From the start of 2018 through October this year, idle time per vehicle has increased by 50%, according to data compiled by Lytx Inc., a San Diego company whose telematics that monitor vehicles are used by 1.4 million drivers worldwide.

So far this year, there is more than a day’s worth of idle time per vehicle, up from 17 hours per vehicle in 2019 and 21.5 hours in 2020. The data found that 50 years in idle time has been wasted this year.

Overwhelming volume generated by pandemic-induced consumer demand is swamping a system that already was creaking under the weight of high demand, low investment, labor shortages and regulatory battles.

Facing high import volumes, the ports of Los Angeles and neighboring Long Beach are ramping up to 24/7 operations to help ease the congestion that experts say could continue well into next year.
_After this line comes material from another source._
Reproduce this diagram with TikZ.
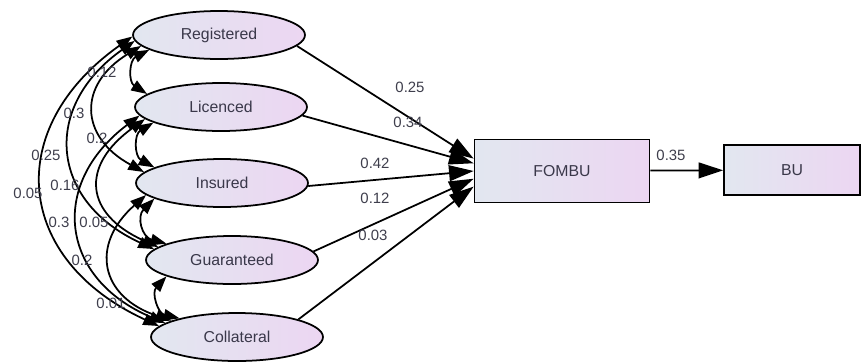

That bears out in Lytx’s numbers: In 2021, through October, 788,455 vehicle trips have been originated in the areas around the port of Los Angeles and the Port of New York and New Jersey compared with 554,089 last year.

“[The data] puts into perspective how busy it’s gotten around the ports this year as it is already the top in the volume categories and there’s still two months left,” said Kyle Warlick, a client intelligence analyst at Lytx.

Lytx’s database has more than 150 billion miles of commercial driving data and captures more than 200,000 new driving events daily.